With the cursor placed after y, quick fix suggests the creation of a new field, private final int y, and also adds the line this.y = y to the constructor body.

Extract to Separate File

File X.java:

class X { ... }
class Y| { ... }

With the cursor after Y, quick fix suggests that the class Y be moved to a separate file, Y.java, and it deals with all the imports at the top of both X.java and Y.java.

Generate Getters and Setters

class X {
   private int x;
   private int y;
}

Creates getX/setX and getY/setY. You can control if you want both get and set on a per-variable basis.

Change Visibility to ‘x’.

File foo/X.java:

package foo;
class X {
   Horoscope computeHoroscope();
}

File bar/Y.java:

package bar;
class Y {
   ...
   x.computeHoroscope()|;
}

If you are in another package and invoke, x.computeHoroscope(), quick fix tells you that friendly access is not possible, and suggests adding public to the computeHoroscope() method declaration.

Add/remove Argument to Match.

File IntPair.java:

class IntPair {
   Pair(int x) {
   }
}

File Main.java:

IntPair x = new IntPair(10, 100)|;

The usage doesn’t match any of the known constructors of IntPair. Quick fix is going to suggest that another argument is added to IntPair#IntPair(int), so that it becomes IntPair#IntPair(int,int).
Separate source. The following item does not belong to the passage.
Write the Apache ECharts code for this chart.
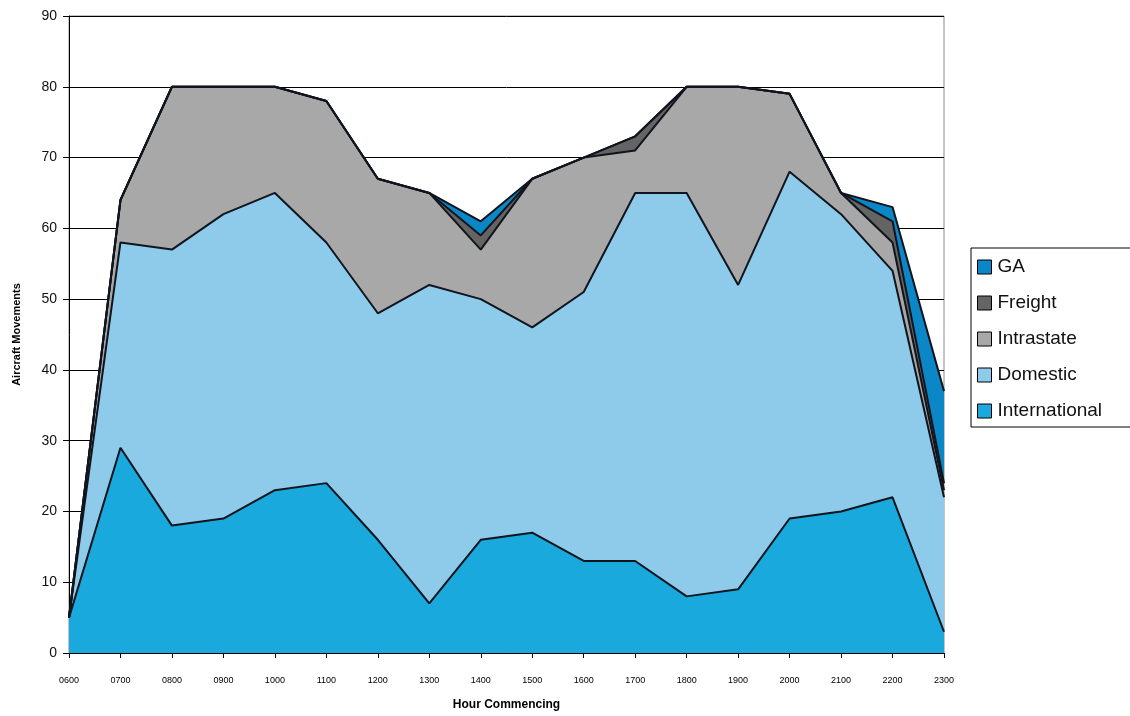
<!DOCTYPE html>
<html>
<head>
<meta charset="utf-8">
<script src="https://cdn.jsdelivr.net/npm/echarts@6/dist/echarts.min.js"></script>
<style>
html,body{margin:0;padding:0;background:#fff;}
#chart{width:1130px;height:716px;}
</style>
</head>
<body>
<div id="chart"></div>
<script>
const categories = ['0600','0700','0800','0900','1000','1100','1200','1300','1400','1500','1600','1700','1800','1900','2000','2100','2200','2300'];
const international = [5,29,18,19,23,24,16,7,16,17,13,13,8,9,19,20,22,3];
const domestic      = [0,29,39,43,42,34,32,45,34,29,38,52,57,43,49,42,32,19];
const intrastate    = [0,6,23,18,15,20,19,13,7,21,19,6,15,28,11,3,4,1];
const freight       = [0,0,0,0,0,0,0,0,2,0,0,2,0,0,0,0,3,1];
const ga            = [0,0,0,0,0,0,0,0,2,0,0,0,0,0,0,0,2,13];
const yTicks = [0,10,20,30,40,50,60,70,80,90];

const seriesDefs = [
  {name:'International', data:international, color:'#19a9dc'},
  {name:'Domestic', data:domestic, color:'#8ecbeb'},
  {name:'Intrastate', data:intrastate, color:'#a9a8a9'},
  {name:'Freight', data:freight, color:'#646464'},
  {name:'GA', data:ga, color:'#0b87c7'}
];

const chart = echarts.init(document.getElementById('chart'), null, {renderer:'canvas'});
chart.setOption({
  animation:false,
  backgroundColor:'#fff',
  grid:{left:69, right:186, top:16, bottom:61, show:true, borderColor:'#8a8a8a', borderWidth:1, backgroundColor:'transparent'},
  legend:{
    orient:'vertical',
    left:971, top:248,
    data:['GA','Freight','Intrastate','Domestic','International'],
    icon:'rect',
    itemWidth:14, itemHeight:14, itemGap:16,
    padding:[9,40,6,6],
    borderColor:'#000', borderWidth:1,
    backgroundColor:'#fff',
    itemStyle:{borderColor:'#000', borderWidth:1},
    textStyle:{fontFamily:'Liberation Sans, Arial, sans-serif', fontSize:19, lineHeight:20, color:'#111', padding:[0,0,0,1]}
  },
  xAxis:{
    type:'category',
    data:categories,
    boundaryGap:false,
    name:'Hour Commencing',
    nameLocation:'middle',
    nameGap:46,
    nameTextStyle:{fontFamily:'Liberation Sans, Arial, sans-serif', fontSize:12, fontWeight:'bold', color:'#000'},
    axisLine:{show:true, lineStyle:{color:'#000', width:1}},
    axisTick:{show:true, alignWithLabel:true, length:5, lineStyle:{color:'#000'}},
    axisLabel:{fontFamily:'Liberation Sans Narrow, Liberation Sans, Arial, sans-serif', fontSize:9, color:'#000', margin:23, interval:0},
    splitLine:{show:false}
  },
  yAxis:{
    type:'value',
    min:yTicks[0], max:yTicks[yTicks.length-1], interval:10,
    name:'Aircraft Movements',
    nameLocation:'middle',
    nameRotate:90,
    nameGap:47,
    nameTextStyle:{fontFamily:'Liberation Sans, Arial, sans-serif', fontSize:11, fontWeight:'bold', color:'#000'},
    axisLine:{show:true, lineStyle:{color:'#000', width:1}},
    axisTick:{show:true, length:6, inside:false, lineStyle:{color:'#000'}},
    axisLabel:{fontFamily:'Liberation Sans, Arial, sans-serif', fontSize:14, color:'#111', margin:12},
    splitLine:{show:true, lineStyle:{color:'#000', width:1}}
  },
  series: seriesDefs.map(s => ({
    name:s.name,
    type:'line',
    stack:'total',
    data:s.data,
    symbol:'none',
    showSymbol:false,
    color:s.color,
    itemStyle:{color:s.color},
    lineStyle:{color:'#10141c', width:2},
    areaStyle:{color:s.color, opacity:1},
    z:2
  }))
});
</script>
</body>
</html>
Change type of ‘x’ to match expression.

String currentTime = new Set<HashMap<String, Integer>>();

The type mismatch prompts quick fix to suggest replacing String with Set<HashMap<String, Integer>> for the variable currentTime. You may also sometimes get away with

currentTime| = new Set<HashMap<String, Integer>>();

and ask quick fix to create new local variable with the cursor placed near currentTime.

Infer generic arguments

Map map = new HashMap<String, String>()|;

Here, quick fix can compute the correct generic arguments for Map (<String, String>).

Import Type ‘x’.

new HashMap<String, String();

Quick fix may be used to quickly import java.util.HashMap. It allows you to stop fussing about the endless imports lists, and it actually works flawlessly 99% of the time (sometimes, it may insert the import in a funny place if your code is not parseable at the time you ask for an import).

Wrapping Up

Most of the above features are great when writing fresh code. However, they’re even better when you need to change code — especially the realtime compilation feature. Refactorings that may take hours in Stratego or Scala are usually done in minutes in Java, thanks to the IDE support. Imagine where we may go with that kind of IDE support for the newer languages…